Developing an experimental platform to test new polyp-prevention therapies in familial adenomatous polyposis
Lead researcher: Dr Anna Maria Ochocka-Fox
Location: University of Edinburgh
Grant award: £24,341
Dr Ochocka-Fox used tissue from people with familial adenomatous polyposis (FAP) to build a new resource to support research into better treatments for this condition.
The challenge
FAP is a rare inherited condition that causes people to develop a large number of polyps in their bowel and gives an almost 100% risk of developing bowel cancer before the age of 40. It’s caused by an inherited mutation of the APC gene.

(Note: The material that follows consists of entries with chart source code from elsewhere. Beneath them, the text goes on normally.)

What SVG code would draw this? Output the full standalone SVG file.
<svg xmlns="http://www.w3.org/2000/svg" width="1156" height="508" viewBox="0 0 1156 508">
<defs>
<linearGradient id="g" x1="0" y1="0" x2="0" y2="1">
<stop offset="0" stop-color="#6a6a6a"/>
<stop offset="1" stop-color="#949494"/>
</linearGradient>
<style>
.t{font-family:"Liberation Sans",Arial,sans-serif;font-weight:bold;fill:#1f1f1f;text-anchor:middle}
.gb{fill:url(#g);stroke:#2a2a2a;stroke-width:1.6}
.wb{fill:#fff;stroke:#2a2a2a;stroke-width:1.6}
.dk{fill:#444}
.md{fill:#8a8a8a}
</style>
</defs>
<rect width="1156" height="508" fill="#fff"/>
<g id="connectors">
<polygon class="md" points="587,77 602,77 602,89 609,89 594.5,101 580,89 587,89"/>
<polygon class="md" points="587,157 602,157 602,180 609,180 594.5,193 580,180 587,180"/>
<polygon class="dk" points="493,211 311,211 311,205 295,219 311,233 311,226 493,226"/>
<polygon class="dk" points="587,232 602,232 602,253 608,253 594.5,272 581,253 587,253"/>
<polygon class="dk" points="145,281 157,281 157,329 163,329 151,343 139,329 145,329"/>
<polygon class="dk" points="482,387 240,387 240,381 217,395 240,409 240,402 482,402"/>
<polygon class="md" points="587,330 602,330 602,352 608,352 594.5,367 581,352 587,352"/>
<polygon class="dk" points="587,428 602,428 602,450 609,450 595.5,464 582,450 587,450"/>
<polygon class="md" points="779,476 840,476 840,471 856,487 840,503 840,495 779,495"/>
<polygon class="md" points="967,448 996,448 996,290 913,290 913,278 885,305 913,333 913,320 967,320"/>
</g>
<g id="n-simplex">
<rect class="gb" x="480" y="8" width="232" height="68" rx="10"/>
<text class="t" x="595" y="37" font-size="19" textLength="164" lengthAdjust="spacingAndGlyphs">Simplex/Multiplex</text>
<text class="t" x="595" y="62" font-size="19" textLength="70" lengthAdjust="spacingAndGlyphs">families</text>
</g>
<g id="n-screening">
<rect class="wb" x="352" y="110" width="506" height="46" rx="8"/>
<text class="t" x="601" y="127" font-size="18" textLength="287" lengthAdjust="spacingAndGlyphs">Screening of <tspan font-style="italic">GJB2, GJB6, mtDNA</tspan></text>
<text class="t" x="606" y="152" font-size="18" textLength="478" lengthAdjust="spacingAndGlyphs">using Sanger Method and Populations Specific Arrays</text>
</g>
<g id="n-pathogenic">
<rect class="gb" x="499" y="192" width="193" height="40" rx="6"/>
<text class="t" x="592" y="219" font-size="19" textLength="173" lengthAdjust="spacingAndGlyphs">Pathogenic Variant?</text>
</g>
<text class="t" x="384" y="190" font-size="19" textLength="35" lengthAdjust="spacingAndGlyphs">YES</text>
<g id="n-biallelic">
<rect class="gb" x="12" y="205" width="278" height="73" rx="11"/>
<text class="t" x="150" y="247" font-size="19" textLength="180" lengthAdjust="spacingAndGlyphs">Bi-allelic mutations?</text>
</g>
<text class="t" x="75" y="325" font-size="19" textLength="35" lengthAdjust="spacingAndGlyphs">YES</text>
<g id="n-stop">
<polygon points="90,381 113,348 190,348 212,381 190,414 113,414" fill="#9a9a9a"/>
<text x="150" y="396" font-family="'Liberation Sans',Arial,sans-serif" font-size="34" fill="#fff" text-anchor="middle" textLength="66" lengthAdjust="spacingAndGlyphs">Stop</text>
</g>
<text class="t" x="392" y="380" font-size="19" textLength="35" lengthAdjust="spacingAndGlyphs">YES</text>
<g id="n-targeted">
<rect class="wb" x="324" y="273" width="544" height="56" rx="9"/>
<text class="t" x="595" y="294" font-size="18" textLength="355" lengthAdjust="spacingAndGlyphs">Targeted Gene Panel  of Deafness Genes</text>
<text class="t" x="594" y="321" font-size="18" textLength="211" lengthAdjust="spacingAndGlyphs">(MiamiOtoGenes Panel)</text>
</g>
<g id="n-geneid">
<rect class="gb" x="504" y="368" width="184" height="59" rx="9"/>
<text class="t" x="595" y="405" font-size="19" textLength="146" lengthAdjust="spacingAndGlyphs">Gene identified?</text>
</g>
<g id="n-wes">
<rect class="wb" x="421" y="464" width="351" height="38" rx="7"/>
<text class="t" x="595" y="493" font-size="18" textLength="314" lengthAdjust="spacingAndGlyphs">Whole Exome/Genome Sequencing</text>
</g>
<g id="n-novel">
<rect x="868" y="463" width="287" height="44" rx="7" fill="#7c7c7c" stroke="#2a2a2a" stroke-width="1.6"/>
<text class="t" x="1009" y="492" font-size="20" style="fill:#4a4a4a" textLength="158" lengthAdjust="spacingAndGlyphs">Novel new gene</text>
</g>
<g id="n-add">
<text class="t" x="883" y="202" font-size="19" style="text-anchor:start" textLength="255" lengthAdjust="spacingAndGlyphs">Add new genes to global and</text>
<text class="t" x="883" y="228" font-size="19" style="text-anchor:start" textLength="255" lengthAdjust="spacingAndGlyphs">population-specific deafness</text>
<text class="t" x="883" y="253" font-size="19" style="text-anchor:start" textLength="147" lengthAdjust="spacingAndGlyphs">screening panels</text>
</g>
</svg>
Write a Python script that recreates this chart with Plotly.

Many people with FAP have preventative surgery to remove their whole bowel, but such a surgery has significant health and wellbeing impact, and so there’s a need to develop new therapies that can slow these polyps from forming or progressing to cancer.
The science behind the project
This project established a new research tool that can be used to test such new therapies. The researchers took polyps from FAP patients and grew them into organoids, 3D miniguts that replicate some of the tissue structures found in the bowel.
In each polyp they studied the specific APC mutations and measured the activity of the biological pathway that APC acts in. The organoids were then stored to be available to test treatments.
Results
Dr Ochocka-Fox has successfully created organoids from 21 patients at the Western General Hospital in Edinburgh. These are stored and continue to be used by the lab to study APC mutations.
Having this resource available helped to successfully apply for over £1 million of further funding from the Medical Research Council and Cancer Research UK. These grants are for more work to improve our understanding of bowel cancer and develop drugs to prevent cancer development in FAP.
What difference will this project make?
Providing a bank of organoids as a test platform will support development of new therapies for FAP patients, both for prevention and treatment. Reducing the need for preventative whole bowel removal without increasing cancer risk would greatly improve quality of life for people with FAP.
The study of the specific mutations and biology of each different organoid will also increase our understanding of the condition.
Around 80% of sporadic bowel tumours in people without FAP have a mutation in the APCgene, so insights from these organoids could also have wide benefits for bowel cancer patients beyond the FAP group.